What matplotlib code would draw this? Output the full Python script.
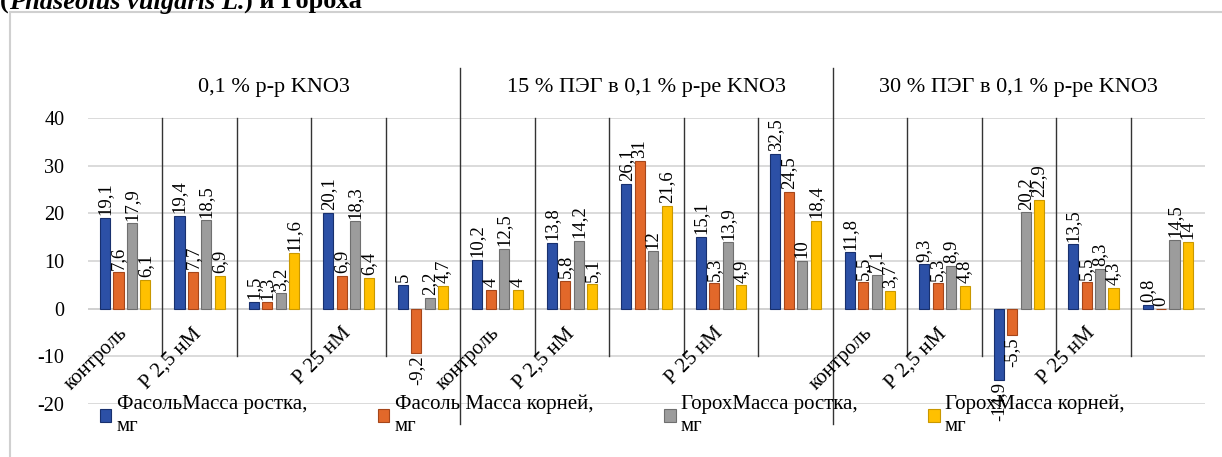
import numpy as np
import matplotlib.pyplot as plt
from matplotlib.patches import Rectangle

plt.rcParams['font.family'] = ['Liberation Serif', 'DejaVu Serif']
plt.rcParams['axes.unicode_minus'] = False

# categories: 3 solutions x 5 treatments
sections = ['0,1 % р-р KNO3', '15 % ПЭГ в 0,1 % р-ре KNO3', '30 % ПЭГ в 0,1 % р-ре KNO3']
treatments = ['контроль', 'Р 2,5 нМ', '', 'Р 25 нМ', '']

bean_shoot = [19.1, 19.4, 1.5, 20.1, 5, 10.2, 13.8, 26.1, 15.1, 32.5, 11.8, 9.3, -14.9, 13.5, 0.8]
bean_root = [7.6, 7.7, 1.3, 6.9, -9.2, 4, 5.8, 31, 5.3, 24.5, 5.5, 5.3, -5.5, 5.5, 0]
pea_shoot = [17.9, 18.5, 3.2, 18.3, 2.2, 12.5, 14.2, 12, 13.9, 10, 7.1, 8.9, 20.2, 8.3, 14.5]
pea_root = [6.1, 6.9, 11.6, 6.4, 4.7, 4, 5.1, 21.6, 4.9, 18.4, 3.7, 4.8, 22.9, 4.3, 14]

series = [bean_shoot, bean_root, pea_shoot, pea_root]
names = ['ФасольМасса ростка,\nмг', 'Фасоль Масса корней,\nмг',
         'ГорохМасса ростка,\nмг', 'ГорохМасса корней,\nмг']
colors = ['#2C50A6', '#E2682A', '#9C9C9C', '#FFC000']
edges = ['#18306E', '#A5461A', '#6F6F6F', '#C99800']


def fmt(v):
    s = ('%.1f' % v).rstrip('0').rstrip('.')
    return s.replace('.', ',')


fig = plt.figure(figsize=(12.22, 4.57), dpi=100)
ax = fig.add_axes([88 / 1222, 1 - 404 / 457, 1117 / 1222, 286 / 457])

# outer chart frame
fig.patches.append(Rectangle((10 / 1222, -0.1), 1.2, 1 - 12 / 457 + 0.1,
                             transform=fig.transFigure, fill=False,
                             edgecolor='#d0d0d0', linewidth=1.5))

n = len(bean_shoot)
x = np.arange(n) + 0.5
pitch = 0.181
width = 0.135
for i, (vals, c, e, name) in enumerate(zip(series, colors, edges, names)):
    xs = x + (i - 1.5) * pitch
    ax.bar(xs, vals, width=width, color=c, edgecolor=e, linewidth=0.8,
           label=name, zorder=3)
    for xi, v in zip(xs, vals):
        if v < 0:
            ax.annotate(fmt(v), (xi, v), xytext=(0, -2), textcoords='offset points',
                        rotation=90, ha='center', va='top', fontsize=13.5, zorder=4)
        else:
            ax.annotate(fmt(v), (xi, v), xytext=(0, 2), textcoords='offset points',
                        rotation=90, ha='center', va='bottom', fontsize=13.5, zorder=4)

ax.set_xlim(0, n)
ax.set_ylim(-20, 40)
ax.set_yticks(range(-20, 41, 10))
ax.tick_params(axis='y', length=0, labelsize=14.5, pad=17)
ax.set_xticks([])
for s in ax.spines.values():
    s.set_visible(False)
ax.grid(axis='y', color='#d4d4d4', linewidth=1.2, zorder=0)
ax.axhline(0, color='#bdbdbd', linewidth=1.2, zorder=1)

# dividers between treatments and between solutions
for k in range(1, n):
    if k % 5 == 0:
        ax.plot([k, k], [50.5, -24.3], color='#333333', linewidth=1, clip_on=False, zorder=2)
    else:
        ax.plot([k, k], [40, -10], color='#333333', linewidth=1, clip_on=False, zorder=2)

# treatment labels
for k in range(n):
    lab = treatments[k % 5]
    if lab:
        ax.text(k + 0.5 - 0.1, -3.2, lab, rotation=45, rotation_mode='anchor',
                ha='right', va='top', fontsize=15, zorder=5)

# solution headers
for j, sec in enumerate(sections):
    ax.text(j * 5 + 2.5, 46.5, sec, ha='center', va='center', fontsize=16,
            clip_on=False)

ax.legend(loc='upper left', bbox_to_anchor=(100 / 1222, 1 - 395 / 457),
          bbox_transform=fig.transFigure, ncol=4, frameon=False, fontsize=15,
          handlelength=0.55, handleheight=0.55, handletextpad=0.25,
          columnspacing=3.4, labelspacing=0, borderpad=0, borderaxespad=0)

# cut-off title line above the chart
ty = 1 - 9 / 457
t1 = fig.text(0.0, ty, '(', fontsize=19, fontweight='bold', va='baseline')
fig.canvas.draw()
r = fig.canvas.get_renderer()
bb = t1.get_window_extent(r)
t2 = fig.text(bb.x1 / 1222, ty, 'Phaseolus vulgaris L.', fontsize=19,
              fontweight='bold', fontstyle='italic', va='baseline')
bb = t2.get_window_extent(r)
fig.text(bb.x1 / 1222, ty, ') и Гороха', fontsize=19, fontweight='bold',
         va='baseline')

fig.savefig('out.png', dpi=100)
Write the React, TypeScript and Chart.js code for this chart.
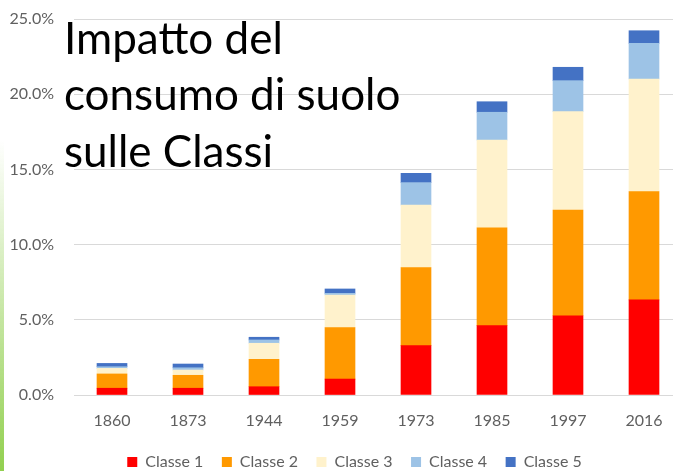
import React, { useEffect, useRef } from "react";
import { Chart, registerables } from "chart.js";

Chart.register(...registerables);

const years = ["1860", "1873", "1944", "1959", "1973", "1985", "1997", "2016"];
const classe1 = [0.45, 0.45, 0.55, 1.06, 3.28, 4.61, 5.27, 6.32];
const classe2 = [0.95, 0.86, 1.82, 3.42, 5.19, 6.51, 7.03, 7.2];
const classe3 = [0.37, 0.35, 1.07, 2.17, 4.16, 5.83, 6.54, 7.49];
const classe4 = [0.11, 0.15, 0.22, 0.11, 1.49, 1.85, 2.06, 2.37];
const classe5 = [0.22, 0.25, 0.18, 0.29, 0.62, 0.7, 0.89, 0.84];
const seriesNames = ["Classe 1", "Classe 2", "Classe 3", "Classe 4", "Classe 5"];
const seriesColors = ["#FF0000", "#FF9900", "#FFF2CC", "#9DC3E6", "#4472C4"];
const yTicks = [0, 5, 10, 15, 20, 25];
const titleLines = ["Impatto del", "consumo di suolo", "sulle Classi"];

const FONT = "Lato, 'Open Sans', sans-serif";
const GREY = "#606060";

const layoutTweak = {
  id: "layoutTweak",
  afterLayout(chart: any) {
    const lg = chart.legend;
    if (lg) {
      lg.left += 27;
      lg.top += 9;
      lg.bottom += 9;
    }
    const x = chart.scales.x;
    if (x) x.bottom += 12;
  },
};

export default function App() {
  const ref = useRef<HTMLCanvasElement | null>(null);

  useEffect(() => {
    if (!ref.current) return;
    const data = [classe1, classe2, classe3, classe4, classe5];
    const chart = new Chart(ref.current, {
      type: "bar",
      data: {
        labels: years,
        datasets: data.map((d, i) => ({
          label: seriesNames[i],
          data: d,
          backgroundColor: seriesColors[i],
          borderWidth: 0,
          barThickness: 30,
        })),
      },
      plugins: [layoutTweak],
      options: {
        animation: false,
        responsive: false,
        layout: { autoPadding: false, padding: { left: 0, right: 8, top: 19, bottom: 0 } },
        plugins: {
          tooltip: { enabled: false },
          legend: {
            position: "bottom",
            labels: {
              boxWidth: 10,
              boxHeight: 10,
              padding: 18.5,
              color: GREY,
              font: { family: FONT, size: 16 },
            },
          },
        },
        scales: {
          x: {
            stacked: true,
            grid: { display: false, drawTicks: false },
            border: { display: true, color: "#d9d9d9", width: 1 },
            ticks: { color: GREY, font: { family: FONT, size: 16 }, padding: 16 },
            afterFit: (s: any) => {
              s.height = 31.5;
            },
          },
          y: {
            stacked: true,
            min: 0,
            max: 25,
            afterBuildTicks: (s: any) => {
              s.ticks = yTicks.map((v) => ({ value: v }));
            },
            grid: { color: "#d9d9d9", drawTicks: false, lineWidth: 1 },
            border: { display: false },
            ticks: {
              color: GREY,
              font: { family: FONT, size: 16 },
              padding: 20,
              callback: (v: any) => Number(v).toFixed(1) + "%",
            },
            afterFit: (s: any) => {
              s.width = 74;
              s.paddingTop = 0;
              s.paddingBottom = 0;
            },
          },
        },
      },
    });
    return () => chart.destroy();
  }, []);

  return (
    <div
      style={{
        position: "fixed",
        left: 0,
        top: 0,
        width: 673,
        height: 471,
        overflow: "hidden",
        background: "#fff",
      }}
    >
      <canvas
        ref={ref}
        width={690}
        height={471}
        style={{ position: "absolute", left: 0, top: 0, width: 690, height: 471 }}
      />
      <div
        style={{
          position: "absolute",
          left: 0,
          top: 140,
          width: 4,
          height: 331,
          background: "linear-gradient(to bottom, rgba(146,208,80,0), #92d050)",
        }}
      />
      <div
        style={{
          position: "absolute",
          left: 64,
          top: 9,
          fontFamily: FONT,
          fontSize: 44,
          lineHeight: "56.3px",
          color: "#000",
          whiteSpace: "nowrap",
        }}
      >
        {titleLines.map((t, i) => (
          <div key={i}>{t}</div>
        ))}
      </div>
    </div>
  );
}
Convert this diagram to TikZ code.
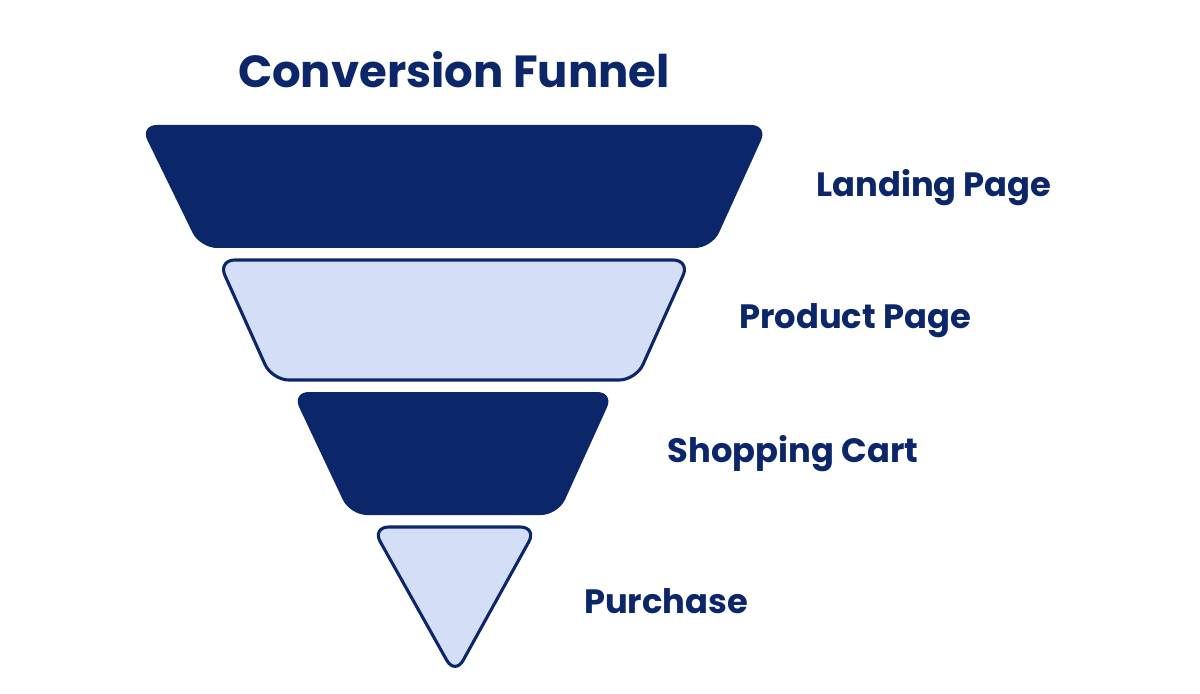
\documentclass[tikz,border=0pt]{standalone}
\usepackage{fontspec}
\setmainfont{Poppins}[BoldFont={* Bold}]
\usepackage{tikz}
\definecolor{navy}{HTML}{0B2669}
\definecolor{pale}{HTML}{D4DEF7}
\tikzset{
  darkstage/.style={fill=navy, rounded corners=12pt},
  lightstage/.style={fill=pale, draw=navy, line width=2.2pt, rounded corners=12pt},
  stagelabel/.style={text=navy, font=\bfseries\fontsize{24}{28}\selectfont}
}

\begin{document}
\begin{tikzpicture}[x=0.025cm, y=-0.025cm]
        \useasboundingbox (0, 0) rectangle (1200, 694);

        \node[text=navy, font=\bfseries\fontsize{32}{38}\selectfont] (title) at (454, 70) {Conversion Funnel};

        \fill[darkstage] (140, 125) -- (768, 125) -- (712, 248) -- (200, 248) -- cycle;
        \draw[lightstage] (218, 260) -- (690, 260) -- (636, 380) -- (272, 380) -- cycle;
        \fill[darkstage] (292, 392) -- (614, 392) -- (558, 515) -- (350, 515) -- cycle;
        \draw[lightstage] (372, 527) -- (537, 527) -- (455, 675) -- cycle;

        \node[stagelabel] (landing) at (934, 188) {Landing Page};
        \node[stagelabel] (product) at (855, 321) {Product Page};
        \node[stagelabel] (cart) at (793, 454) {Shopping Cart};
        \node[stagelabel] (purchase) at (666, 601) {Purchase};
    \end{tikzpicture}
\end{document}
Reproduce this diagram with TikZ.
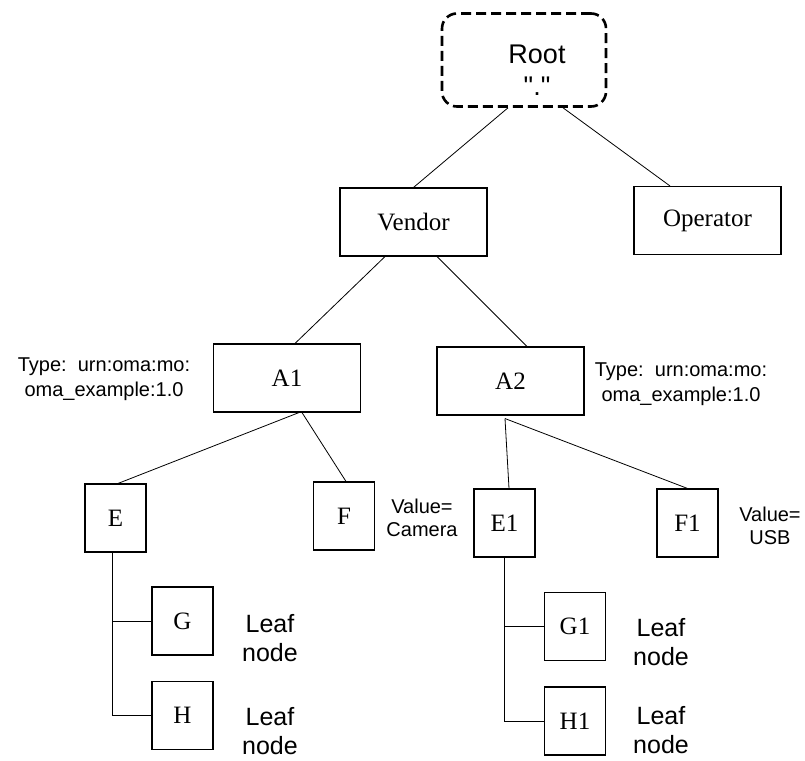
\documentclass[tikz,border=0pt]{standalone}
\usepackage{fontspec}
\setmainfont{Liberation Serif}
\newfontfamily\arialfont{Liberation Sans}

\begin{document}
\begin{tikzpicture}[x=1pt,y=-1pt,line width=0.8pt,
  box node/.style={rectangle,draw,line width=1.1pt,inner sep=0pt,font=\fontsize{25}{28}\selectfont},
  wide node/.style={box node,minimum width=147pt,minimum height=68pt},
  small node/.style={box node,minimum width=61pt,minimum height=68pt},
  root node/.style={rectangle,draw,rounded corners=15pt,line width=2.6pt,dash pattern=on 10pt off 5pt,
    minimum width=164pt,minimum height=93pt},
  root text/.style={align=center,font=\arialfont\fontsize{27}{32}\selectfont},
  type note/.style={align=center,font=\arialfont\fontsize{20}{24.5}\selectfont},
  value note/.style={align=center,font=\arialfont\fontsize{20}{23}\selectfont},
  leaf note/.style={align=center,font=\arialfont\fontsize{25}{29}\selectfont}]
  \useasboundingbox (0,0) rectangle (805,760);
  \node[root node, label={[root text,xshift=13pt,yshift=-10pt]center:Root\\"."}] (root) at (524,60) {};
  \node[wide node] (vendor) at (413.5,222) {Vendor};
  \node[wide node] (operator) at (707.5,220.5) {Operator};
  \node[wide node] (A1) at (287,378) {A1};
  \node[wide node] (A2) at (510.5,381) {A2};
  \node[small node] (E) at (115.5,518) {E};
  \node[small node] (F) at (344,516) {F};
  \node[small node] (E1) at (504.5,523) {E1};
  \node[small node] (F1) at (687.5,523) {F1};
  \node[small node] (G) at (182.5,621) {G};
  \node[small node] (H) at (182.5,715.5) {H};
  \node[small node] (G1) at (575,626.5) {G1};
  \node[small node] (H1) at (575,721) {H1};

  \node[type note] (typeA1) at (104,379) {Type:\ \ urn:oma:mo:\\oma\_example:1.0};
  \node[type note] (typeA2) at (681,384) {Type:\ \ urn:oma:mo:\\oma\_example:1.0};
  \node[value note] (valF) at (422,518) {Value=\\Camera};
  \node[value note] (valF1) at (770,526) {Value=\\USB};
  \node[leaf note] (leafG) at (270,638) {Leaf\\node};
  \node[leaf note] (leafH) at (270,731) {Leaf\\node};
  \node[leaf note] (leafG1) at (661,642) {Leaf\\node};
  \node[leaf note] (leafH1) at (661,730) {Leaf\\node};

  \path ([xshift=-16pt]root.south) edge (vendor.north)
        ([xshift=39pt]root.south) edge ([xshift=-37.5pt]operator.north)
        ([xshift=-28.5pt]vendor.south) edge ([xshift=8pt]A1.north)
        ([xshift=23.5pt]vendor.south) edge ([xshift=16.5pt]A2.north)
        ([xshift=12pt]A1.south) edge ([xshift=2.5pt]E.north)
        ([xshift=15pt]A1.south) edge ([xshift=2pt]F.north)
        ([xshift=-5.5pt,yshift=-3pt]A2.south) edge ([xshift=4.5pt]E1.north)
        ([xshift=-5.5pt,yshift=-3pt]A2.south) edge (F1.north);
  \draw ([xshift=-3.5pt]E.south) |- (G.west);
  \draw ([xshift=-3.5pt]E.south) |- (H.west);
  \draw (E1.south) |- (G1.west);
  \draw (E1.south) |- (H1.west);
\end{tikzpicture}
\end{document}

************

Given instruction — In the entries above, find each line with the word "matplotlib" and copy it.

Output —
What matplotlib code would draw this? Output the full Python script.
import matplotlib.pyplot as plt
from matplotlib.patches import Rectangle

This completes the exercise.